Many discussions pitted the 100-Gbit/s option against the possibility of 40-Gbit/s Ethernet, a speed in step with the OC768 of Sonet/SDH. But that fight didn't turn out to be serious; rather, a suggestion of 120 Gbit/s was the only realistic competitor, according to D'Ambrosia.

"There was a lot of consensus around the fact that 40 Gbit/s wasn't the speed to choose, and there was the same amount of consensus around 80 Gbit/s," he says.Quite a bit of support has been behind the idea of 100-Gbit/s Ethernet, as shown at a recent Optoelectronics Industry Development Association (OIDA) seminar on the topic. (See 100-GigE Takes Shape.) Moreover, data centers already appear likely to adopt 100-Gbit/s Ethernet as a means of connecting machines in high-density environments.

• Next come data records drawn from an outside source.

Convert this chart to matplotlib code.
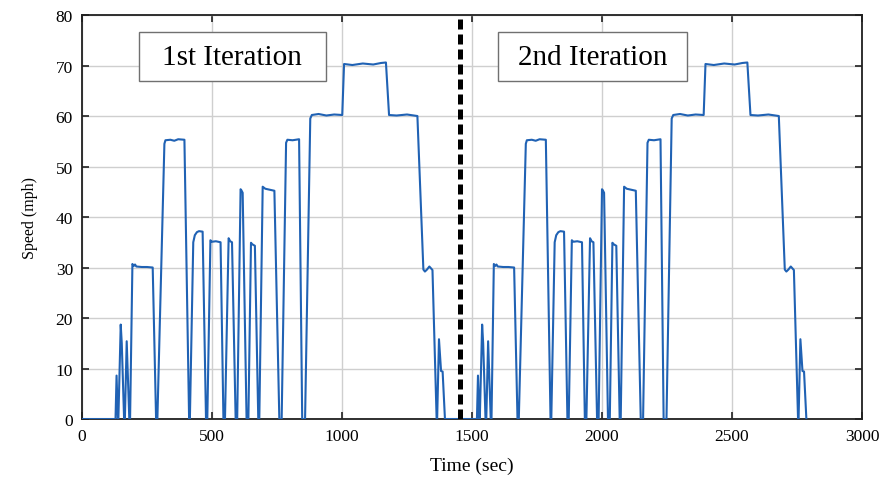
import matplotlib.pyplot as plt
from matplotlib.patches import Rectangle
import numpy as np

plt.rcParams['font.family'] = ['Liberation Serif', 'DejaVu Serif']

# one drive cycle (time in sec, speed in mph), idle at the start
cycle_t = [127, 129, 133, 138, 140, 149, 153, 162, 165, 172, 182, 185,
           194, 199, 204, 209, 230, 250, 272, 285, 290, 317, 321, 340,
           355, 370, 394, 412, 415, 428, 434, 442, 450, 464, 477, 482,
           494, 500, 515, 533, 544, 550, 564, 570, 577, 591, 597, 610,
           613, 618, 633, 640, 650, 655, 665, 678, 682, 695, 705, 740,
           759, 768, 785, 790, 810, 835, 847, 858, 878, 884, 910, 940,
           970, 1001, 1008, 1040, 1080, 1120, 1150, 1169, 1181, 1210,
           1250, 1290, 1313, 1319, 1327, 1336, 1348, 1364, 1366, 1373,
           1381, 1387, 1396]
cycle_v = [0, 0, 8.6, 0, 0, 18.7, 15.0, 0, 0, 15.4, 0, 0,
           30.7, 30.3, 30.6, 30.2, 30.1, 30.1, 30.0, 0, 0, 54.5, 55.2, 55.3,
           55.1, 55.4, 55.3, 0, 0, 35.0, 36.4, 37.0, 37.2, 37.1, 0, 0,
           35.4, 35.1, 35.2, 35.0, 0, 0, 35.8, 35.2, 35.0, 0, 0, 45.5,
           45.3, 44.8, 0, 0, 34.9, 34.6, 34.3, 0, 0, 46.0, 45.6, 45.2,
           0, 0, 54.7, 55.3, 55.2, 55.4, 0, 0, 59.5, 60.2, 60.4, 60.1,
           60.3, 60.2, 70.3, 70.1, 70.4, 70.2, 70.5, 70.6, 60.2, 60.1,
           60.3, 60.0, 29.6, 29.2, 29.6, 30.2, 29.5, 0, 0, 15.8,
           9.5, 9.4, 0]
repeat_shift = 1390      # second run of the same cycle
split_time = 1454        # boundary between the two runs

labels = ['1st Iteration', '2nd Iteration']
label_x = [(219, 938), (1600, 2327)]
label_y = (66.9, 76.6)

t = np.concatenate([[0], cycle_t, np.array(cycle_t) + repeat_shift])
v = np.concatenate([[0], cycle_v, cycle_v])

fig = plt.figure(figsize=(8.93, 4.81), dpi=100)
ax = fig.add_axes([0.0918, 0.1268, 0.8735, 0.8399])

ax.plot(t, v, color='#2062b4', lw=1.5, zorder=3)
ax.axvline(split_time, color='black', lw=3.6, dashes=(2.0, 1.0), zorder=4)

for lab, (x0, x1) in zip(labels, label_x):
    ax.add_patch(Rectangle((x0, label_y[0]), x1 - x0, label_y[1] - label_y[0],
                           facecolor='white', edgecolor='#707070', lw=1.0, zorder=5))
    ax.text((x0 + x1) / 2, sum(label_y) / 2, lab, ha='center', va='center',
            fontsize=21, zorder=6)

ax.set_xlim(0, 3000)
ax.set_ylim(0, 80)
ax.set_xticks(np.arange(0, 3001, 500))
ax.set_yticks(np.arange(0, 81, 10))
ax.grid(True, color='#cfcfcf', lw=1.0)
ax.set_axisbelow(True)
ax.tick_params(direction='in', length=5, width=1.2, top=True, right=True,
               labelsize=12.5, pad=6.5, colors='#202020')
ax.tick_params(axis='x', labelcolor='black')
ax.tick_params(axis='y', labelcolor='black')
for s in ax.spines.values():
    s.set_linewidth(1.3)
    s.set_color('#202020')

ax.set_xlabel('Time (sec)', fontsize=14, labelpad=9)
ax.set_ylabel('Speed (mph)', fontsize=11.5, labelpad=13)

fig.savefig('out.png', dpi=100)
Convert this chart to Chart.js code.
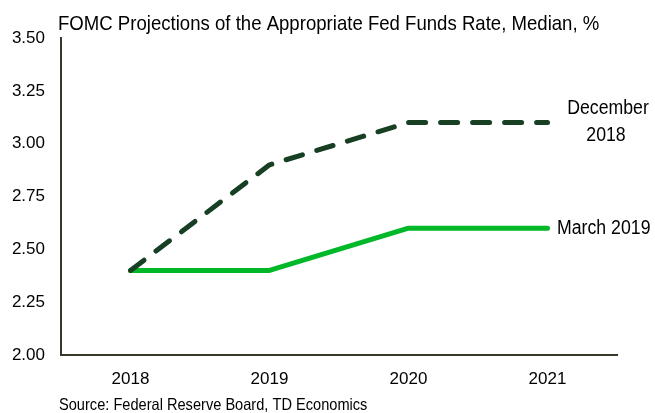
<!DOCTYPE html>
<html>
<head>
<meta charset="utf-8">
<script src="https://cdn.jsdelivr.net/npm/chart.js@4.4.0/dist/chart.umd.min.js"></script>
<style>
html,body{margin:0;padding:0;background:#fff;}
#wrap{position:relative;width:655px;height:413px;}
</style>
</head>
<body>
<div id="wrap"><canvas id="c" width="655" height="413"></canvas></div>
<script>
const categories = ["2018", "2019", "2020", "2021"];
const december2018 = [2.4, 2.9, 3.1, 3.1];
const march2019 = [2.4, 2.4, 2.6, 2.6];
const yTicks = [2.00, 2.25, 2.50, 2.75, 3.00, 3.25, 3.50];
const seriesNames = [["December", "2018"], ["March 2019"]];
const titleText = "FOMC Projections of the Appropriate Fed Funds Rate, Median, %";
const sourceText = "Source: Federal Reserve Board, TD Economics";

const FONT = "'Liberation Sans', Arial, sans-serif";
const SX = 0.885; // horizontal squeeze of the reference's text

function squeezedText(ctx, text, x, y, size, align) {
  ctx.save();
  ctx.font = size + "px " + FONT;
  ctx.textAlign = align;
  ctx.translate(x, y);
  ctx.scale(SX, 1);
  ctx.fillText(text, 0, 0);
  ctx.restore();
}

const textPlugin = {
  id: 'texts',
  afterDraw(chart) {
    const ctx = chart.ctx;
    const y = chart.scales.y;
    ctx.save();
    ctx.fillStyle = '#000';
    ctx.textBaseline = 'alphabetic';
    squeezedText(ctx, titleText, 58, 30, 21, 'left');
    squeezedText(ctx, sourceText, 59, 410, 16.5, 'left');
    ctx.textBaseline = 'middle';
    const dy = y.getPixelForValue(december2018[december2018.length - 1]);
    squeezedText(ctx, seriesNames[0][0], 608, dy - 14, 20, 'center');
    squeezedText(ctx, seriesNames[0][1], 606, dy + 13, 20, 'center');
    const my = y.getPixelForValue(march2019[march2019.length - 1]);
    squeezedText(ctx, seriesNames[1][0], 557, my, 20, 'left');
    ctx.restore();
  }
};

new Chart(document.getElementById('c'), {
  type: 'line',
  data: {
    labels: categories,
    datasets: [
      {
        label: seriesNames[0].join(' '),
        data: december2018,
        borderColor: '#173f23',
        borderWidth: 5,
        borderDash: [17, 15],
        borderCapStyle: 'round',
        borderJoinStyle: 'round',
        pointRadius: 0,
        tension: 0,
        fill: false
      },
      {
        label: seriesNames[1][0],
        data: march2019,
        borderColor: '#00b828',
        borderWidth: 5,
        borderCapStyle: 'round',
        borderJoinStyle: 'round',
        pointRadius: 0,
        tension: 0,
        fill: false
      }
    ]
  },
  options: {
    responsive: false,
    animation: false,
    devicePixelRatio: 1,
    layout: { padding: { left: 0, right: 38, top: 38, bottom: 0 } },
    plugins: {
      legend: { display: false },
      title: { display: false },
      tooltip: { enabled: false }
    },
    scales: {
      x: {
        offset: true,
        grid: { display: false, drawTicks: false },
        border: { display: true, color: '#333a2a', width: 2 },
        ticks: { color: '#000', font: { size: 17, family: FONT }, padding: 14, maxRotation: 0 },
        afterFit(scale) { scale.height = 58; }
      },
      y: {
        min: 2, max: 3.5,
        afterBuildTicks(scale) { scale.ticks = yTicks.map(v => ({ value: v })); },
        grid: { display: false, drawTicks: false },
        border: { display: true, color: '#333a2a', width: 2 },
        ticks: {
          color: '#000', font: { size: 17, family: FONT }, padding: 16,
          callback: v => Number(v).toFixed(2)
        },
        afterFit(scale) { scale.width = 61; }
      }
    }
  },
  plugins: [textPlugin]
});
</script>
</body>
</html>
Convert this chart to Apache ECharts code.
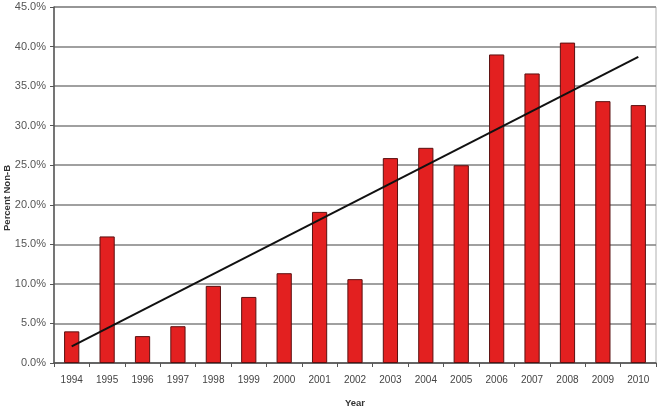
<!DOCTYPE html>
<html><head><meta charset="utf-8">
<script src="https://cdn.jsdelivr.net/npm/echarts@6/dist/echarts.min.js"></script>
<style>html,body{margin:0;padding:0;background:#fff}#c{width:662px;height:413px}</style>
</head><body><div id="c"></div>
<script>
const years = ['1994','1995','1996','1997','1998','1999','2000','2001','2002','2003','2004','2005','2006','2007','2008','2009','2010'];
const percentNonB = [4.0,16.0,3.4,4.65,9.75,8.35,11.35,19.1,10.6,25.9,27.2,25.0,39.0,36.6,40.5,33.1,32.6];
const trendStart = ['1994', 2.1];
const trendEnd = ['2010', 38.7];

const chart = echarts.init(document.getElementById('c'));
chart.setOption({
  animation: false,
  backgroundColor: '#fff',
  grid: { left: 54, right: 6, top: 7, bottom: 50, containLabel: false, outerBoundsMode: 'none', show: true, borderColor: '#b0b0b0', borderWidth: 1 },
  xAxis: {
    type: 'category', data: years,
    name: 'Year', nameLocation: 'middle', nameGap: 35, nameMoveOverlap: false,
    nameTextStyle: { fontFamily: 'Liberation Sans, Arial', fontWeight: 'bold', fontSize: 9.5, color: '#333' },
    axisLine: { lineStyle: { color: '#555', width: 1.5 } },
    axisTick: { show: true, alignWithLabel: false, lineStyle: { color: '#555' }, length: 4 },
    axisLabel: { fontFamily: 'Liberation Sans, Arial', fontSize: 10, color: '#444', margin: 12 }
  },
  yAxis: {
    type: 'value', min: 0, max: 45, interval: 5,
    name: 'Percent Non-B', nameLocation: 'middle', nameGap: 42, nameMoveOverlap: false,
    nameTextStyle: { fontFamily: 'Liberation Sans, Arial', fontWeight: 'bold', fontSize: 9.5, color: '#333', padding: [0, 26, 0, 0] },
    axisLine: { show: true, lineStyle: { color: '#555', width: 1.5 } },
    axisTick: { show: true, length: 4, lineStyle: { color: '#555' } },
    axisLabel: { fontFamily: 'Liberation Sans, Arial', fontSize: 11, color: '#555', margin: 8, formatter: v => v.toFixed(1) + '%' },
    splitLine: { lineStyle: { color: '#808080', width: 1.5 } }
  },
  series: [
    {
      type: 'bar', data: percentNonB, barWidth: '43%',
      itemStyle: { color: '#e32020', borderColor: '#5a1010', borderWidth: 1 }
    },
    {
      type: 'line', data: [trendStart, trendEnd], symbol: 'none',
      lineStyle: { color: '#111', width: 2 }, z: 5
    }
  ]
});
</script>
</body></html>
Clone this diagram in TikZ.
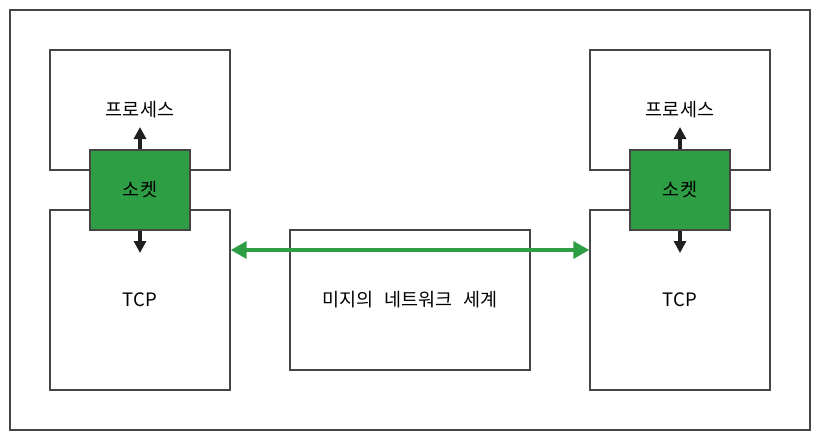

"It's unlikely in the longer term that telecom networks wouldn't gravitate to what's being used in the data networks," says Tom Mock, senior vice president of strategic planning for Ciena Corp. (Nasdaq: CIEN).

Of course, 100 Gbit/s got all the good publicity along the way. It's a nice round number, and companies like Lucent Technologies Inc. (NYSE: LU) have been seeding the news wires with tales of 100-Gbit/s research. (See Lucent Stretches 100-GigE.) Representatives of the numbers 40, 80, 120, and 160 are expected to demand a recount.